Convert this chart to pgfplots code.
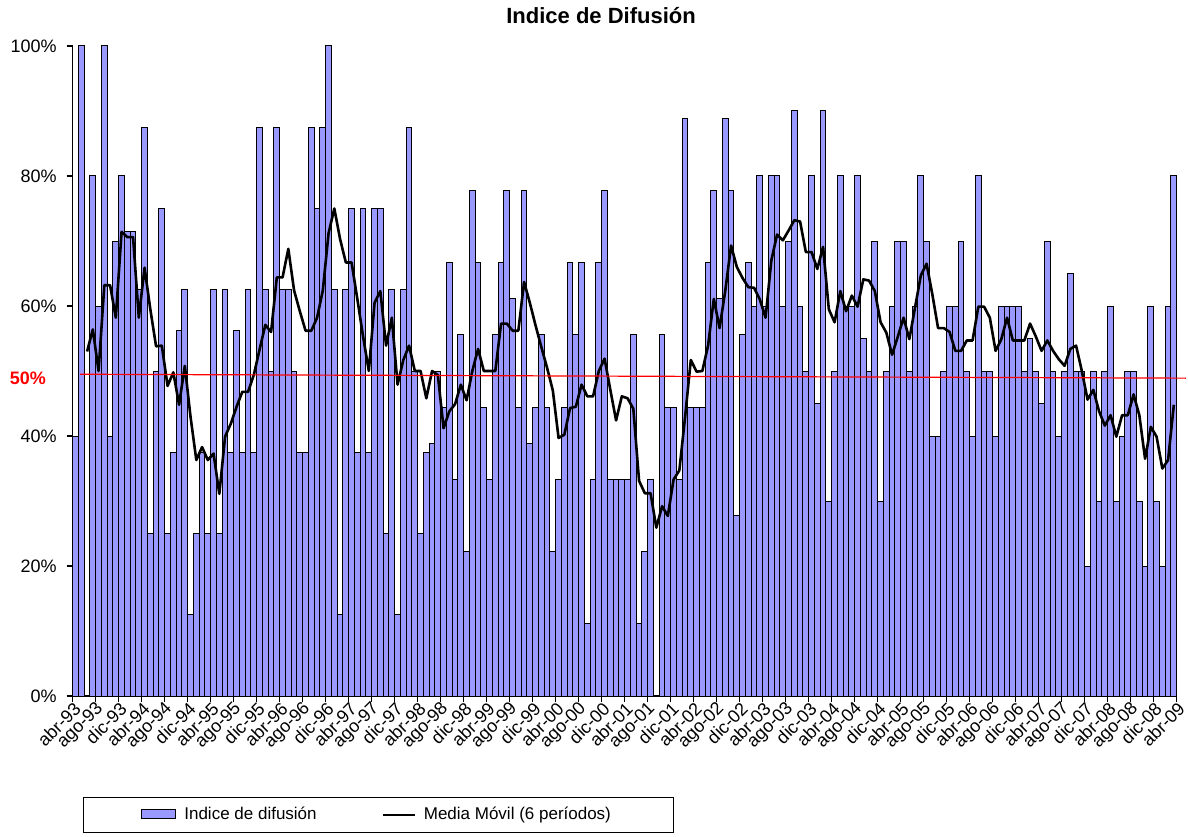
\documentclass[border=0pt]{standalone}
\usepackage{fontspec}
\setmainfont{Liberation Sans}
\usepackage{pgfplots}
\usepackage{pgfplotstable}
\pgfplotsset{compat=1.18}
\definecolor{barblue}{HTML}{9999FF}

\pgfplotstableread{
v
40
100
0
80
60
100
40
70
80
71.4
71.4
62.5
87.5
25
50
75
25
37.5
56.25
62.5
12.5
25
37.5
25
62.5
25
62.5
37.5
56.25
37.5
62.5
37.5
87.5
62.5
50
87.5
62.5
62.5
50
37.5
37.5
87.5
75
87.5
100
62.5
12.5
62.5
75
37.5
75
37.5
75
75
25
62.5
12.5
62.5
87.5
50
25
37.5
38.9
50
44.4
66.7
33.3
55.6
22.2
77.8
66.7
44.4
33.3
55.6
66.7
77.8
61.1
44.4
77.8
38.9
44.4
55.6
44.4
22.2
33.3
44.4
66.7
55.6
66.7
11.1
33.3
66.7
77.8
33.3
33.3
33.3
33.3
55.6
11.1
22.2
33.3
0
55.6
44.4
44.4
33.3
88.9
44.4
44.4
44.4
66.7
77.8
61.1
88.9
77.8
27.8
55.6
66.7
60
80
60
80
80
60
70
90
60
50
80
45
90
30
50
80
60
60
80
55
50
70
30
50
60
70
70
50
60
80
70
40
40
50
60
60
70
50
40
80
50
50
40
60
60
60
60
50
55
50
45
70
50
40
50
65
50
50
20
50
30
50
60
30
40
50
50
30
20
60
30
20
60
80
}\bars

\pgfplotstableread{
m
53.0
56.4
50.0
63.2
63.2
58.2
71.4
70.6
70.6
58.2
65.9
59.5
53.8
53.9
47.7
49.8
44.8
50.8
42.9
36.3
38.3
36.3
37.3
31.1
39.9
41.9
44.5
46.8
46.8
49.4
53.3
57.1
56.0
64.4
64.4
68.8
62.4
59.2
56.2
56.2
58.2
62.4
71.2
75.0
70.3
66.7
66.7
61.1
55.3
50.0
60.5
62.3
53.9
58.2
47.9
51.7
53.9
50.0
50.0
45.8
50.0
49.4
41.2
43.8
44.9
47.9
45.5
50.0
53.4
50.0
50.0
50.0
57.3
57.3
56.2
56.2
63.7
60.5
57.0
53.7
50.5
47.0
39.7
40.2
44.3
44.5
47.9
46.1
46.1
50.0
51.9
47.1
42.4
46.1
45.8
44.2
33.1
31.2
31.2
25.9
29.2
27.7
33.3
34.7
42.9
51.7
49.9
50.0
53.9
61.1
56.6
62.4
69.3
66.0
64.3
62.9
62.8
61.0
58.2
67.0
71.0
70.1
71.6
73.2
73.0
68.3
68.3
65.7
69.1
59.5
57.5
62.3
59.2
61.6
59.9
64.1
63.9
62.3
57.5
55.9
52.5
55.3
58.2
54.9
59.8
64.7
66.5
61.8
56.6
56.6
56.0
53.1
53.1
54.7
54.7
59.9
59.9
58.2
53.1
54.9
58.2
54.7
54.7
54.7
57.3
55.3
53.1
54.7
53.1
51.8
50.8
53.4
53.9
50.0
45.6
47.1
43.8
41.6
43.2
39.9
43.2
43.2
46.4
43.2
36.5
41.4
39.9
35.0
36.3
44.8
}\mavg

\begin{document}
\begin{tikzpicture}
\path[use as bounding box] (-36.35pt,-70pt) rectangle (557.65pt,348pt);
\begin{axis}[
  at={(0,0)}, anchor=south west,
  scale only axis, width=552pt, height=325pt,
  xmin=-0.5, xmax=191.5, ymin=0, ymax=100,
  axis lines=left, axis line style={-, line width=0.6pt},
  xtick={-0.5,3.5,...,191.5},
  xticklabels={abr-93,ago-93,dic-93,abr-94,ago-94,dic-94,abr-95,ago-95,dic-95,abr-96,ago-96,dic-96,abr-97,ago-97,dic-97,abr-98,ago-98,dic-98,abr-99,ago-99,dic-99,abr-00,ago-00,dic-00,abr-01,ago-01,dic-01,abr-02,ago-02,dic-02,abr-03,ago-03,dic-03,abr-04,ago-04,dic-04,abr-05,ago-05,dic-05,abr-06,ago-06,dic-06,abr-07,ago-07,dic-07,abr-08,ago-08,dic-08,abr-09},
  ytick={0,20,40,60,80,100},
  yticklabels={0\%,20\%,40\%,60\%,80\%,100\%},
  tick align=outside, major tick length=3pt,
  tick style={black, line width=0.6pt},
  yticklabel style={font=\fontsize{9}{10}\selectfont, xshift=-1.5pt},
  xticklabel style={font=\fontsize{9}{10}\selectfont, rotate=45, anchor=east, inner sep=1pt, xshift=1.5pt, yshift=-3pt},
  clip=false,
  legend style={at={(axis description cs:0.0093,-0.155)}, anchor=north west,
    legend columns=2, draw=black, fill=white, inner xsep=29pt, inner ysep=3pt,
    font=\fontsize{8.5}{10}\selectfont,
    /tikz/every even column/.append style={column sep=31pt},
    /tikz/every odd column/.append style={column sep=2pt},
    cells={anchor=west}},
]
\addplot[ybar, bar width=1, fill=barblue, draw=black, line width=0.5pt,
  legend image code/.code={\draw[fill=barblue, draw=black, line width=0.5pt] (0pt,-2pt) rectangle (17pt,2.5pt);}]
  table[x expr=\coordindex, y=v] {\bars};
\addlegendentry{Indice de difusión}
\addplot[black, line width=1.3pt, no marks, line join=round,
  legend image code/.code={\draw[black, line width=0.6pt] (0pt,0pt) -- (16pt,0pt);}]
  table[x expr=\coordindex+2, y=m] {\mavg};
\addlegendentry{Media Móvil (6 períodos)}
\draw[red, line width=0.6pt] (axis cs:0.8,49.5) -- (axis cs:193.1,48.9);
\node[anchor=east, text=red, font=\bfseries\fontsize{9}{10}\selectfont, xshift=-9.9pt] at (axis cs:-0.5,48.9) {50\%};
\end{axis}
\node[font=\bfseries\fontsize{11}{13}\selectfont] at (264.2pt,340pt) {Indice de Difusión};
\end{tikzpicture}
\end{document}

-- STATED TASK --
Copy the whole listing above word for word but do not carry over the pictures.

-- FULL RESPONSE --
Convert this chart to pgfplots code.
\documentclass[border=0pt]{standalone}
\usepackage{fontspec}
\setmainfont{Liberation Sans}
\usepackage{pgfplots}
\usepackage{pgfplotstable}
\pgfplotsset{compat=1.18}
\definecolor{barblue}{HTML}{9999FF}

\pgfplotstableread{
v
40
100
0
80
60
100
40
70
80
71.4
71.4
62.5
87.5
25
50
75
25
37.5
56.25
62.5
12.5
25
37.5
25
62.5
25
62.5
37.5
56.25
37.5
62.5
37.5
87.5
62.5
50
87.5
62.5
62.5
50
37.5
37.5
87.5
75
87.5
100
62.5
12.5
62.5
75
37.5
75
37.5
75
75
25
62.5
12.5
62.5
87.5
50
25
37.5
38.9
50
44.4
66.7
33.3
55.6
22.2
77.8
66.7
44.4
33.3
55.6
66.7
77.8
61.1
44.4
77.8
38.9
44.4
55.6
44.4
22.2
33.3
44.4
66.7
55.6
66.7
11.1
33.3
66.7
77.8
33.3
33.3
33.3
33.3
55.6
11.1
22.2
33.3
0
55.6
44.4
44.4
33.3
88.9
44.4
44.4
44.4
66.7
77.8
61.1
88.9
77.8
27.8
55.6
66.7
60
80
60
80
80
60
70
90
60
50
80
45
90
30
50
80
60
60
80
55
50
70
30
50
60
70
70
50
60
80
70
40
40
50
60
60
70
50
40
80
50
50
40
60
60
60
60
50
55
50
45
70
50
40
50
65
50
50
20
50
30
50
60
30
40
50
50
30
20
60
30
20
60
80
}\bars

\pgfplotstableread{
m
53.0
56.4
50.0
63.2
63.2
58.2
71.4
70.6
70.6
58.2
65.9
59.5
53.8
53.9
47.7
49.8
44.8
50.8
42.9
36.3
38.3
36.3
37.3
31.1
39.9
41.9
44.5
46.8
46.8
49.4
53.3
57.1
56.0
64.4
64.4
68.8
62.4
59.2
56.2
56.2
58.2
62.4
71.2
75.0
70.3
66.7
66.7
61.1
55.3
50.0
60.5
62.3
53.9
58.2
47.9
51.7
53.9
50.0
50.0
45.8
50.0
49.4
41.2
43.8
44.9
47.9
45.5
50.0
53.4
50.0
50.0
50.0
57.3
57.3
56.2
56.2
63.7
60.5
57.0
53.7
50.5
47.0
39.7
40.2
44.3
44.5
47.9
46.1
46.1
50.0
51.9
47.1
42.4
46.1
45.8
44.2
33.1
31.2
31.2
25.9
29.2
27.7
33.3
34.7
42.9
51.7
49.9
50.0
53.9
61.1
56.6
62.4
69.3
66.0
64.3
62.9
62.8
61.0
58.2
67.0
71.0
70.1
71.6
73.2
73.0
68.3
68.3
65.7
69.1
59.5
57.5
62.3
59.2
61.6
59.9
64.1
63.9
62.3
57.5
55.9
52.5
55.3
58.2
54.9
59.8
64.7
66.5
61.8
56.6
56.6
56.0
53.1
53.1
54.7
54.7
59.9
59.9
58.2
53.1
54.9
58.2
54.7
54.7
54.7
57.3
55.3
53.1
54.7
53.1
51.8
50.8
53.4
53.9
50.0
45.6
47.1
43.8
41.6
43.2
39.9
43.2
43.2
46.4
43.2
36.5
41.4
39.9
35.0
36.3
44.8
}\mavg

\begin{document}
\begin{tikzpicture}
\path[use as bounding box] (-36.35pt,-70pt) rectangle (557.65pt,348pt);
\begin{axis}[
  at={(0,0)}, anchor=south west,
  scale only axis, width=552pt, height=325pt,
  xmin=-0.5, xmax=191.5, ymin=0, ymax=100,
  axis lines=left, axis line style={-, line width=0.6pt},
  xtick={-0.5,3.5,...,191.5},
  xticklabels={abr-93,ago-93,dic-93,abr-94,ago-94,dic-94,abr-95,ago-95,dic-95,abr-96,ago-96,dic-96,abr-97,ago-97,dic-97,abr-98,ago-98,dic-98,abr-99,ago-99,dic-99,abr-00,ago-00,dic-00,abr-01,ago-01,dic-01,abr-02,ago-02,dic-02,abr-03,ago-03,dic-03,abr-04,ago-04,dic-04,abr-05,ago-05,dic-05,abr-06,ago-06,dic-06,abr-07,ago-07,dic-07,abr-08,ago-08,dic-08,abr-09},
  ytick={0,20,40,60,80,100},
  yticklabels={0\%,20\%,40\%,60\%,80\%,100\%},
  tick align=outside, major tick length=3pt,
  tick style={black, line width=0.6pt},
  yticklabel style={font=\fontsize{9}{10}\selectfont, xshift=-1.5pt},
  xticklabel style={font=\fontsize{9}{10}\selectfont, rotate=45, anchor=east, inner sep=1pt, xshift=1.5pt, yshift=-3pt},
  clip=false,
  legend style={at={(axis description cs:0.0093,-0.155)}, anchor=north west,
    legend columns=2, draw=black, fill=white, inner xsep=29pt, inner ysep=3pt,
    font=\fontsize{8.5}{10}\selectfont,
    /tikz/every even column/.append style={column sep=31pt},
    /tikz/every odd column/.append style={column sep=2pt},
    cells={anchor=west}},
]
\addplot[ybar, bar width=1, fill=barblue, draw=black, line width=0.5pt,
  legend image code/.code={\draw[fill=barblue, draw=black, line width=0.5pt] (0pt,-2pt) rectangle (17pt,2.5pt);}]
  table[x expr=\coordindex, y=v] {\bars};
\addlegendentry{Indice de difusión}
\addplot[black, line width=1.3pt, no marks, line join=round,
  legend image code/.code={\draw[black, line width=0.6pt] (0pt,0pt) -- (16pt,0pt);}]
  table[x expr=\coordindex+2, y=m] {\mavg};
\addlegendentry{Media Móvil (6 períodos)}
\draw[red, line width=0.6pt] (axis cs:0.8,49.5) -- (axis cs:193.1,48.9);
\node[anchor=east, text=red, font=\bfseries\fontsize{9}{10}\selectfont, xshift=-9.9pt] at (axis cs:-0.5,48.9) {50\%};
\end{axis}
\node[font=\bfseries\fontsize{11}{13}\selectfont] at (264.2pt,340pt) {Indice de Difusión};
\end{tikzpicture}
\end{document}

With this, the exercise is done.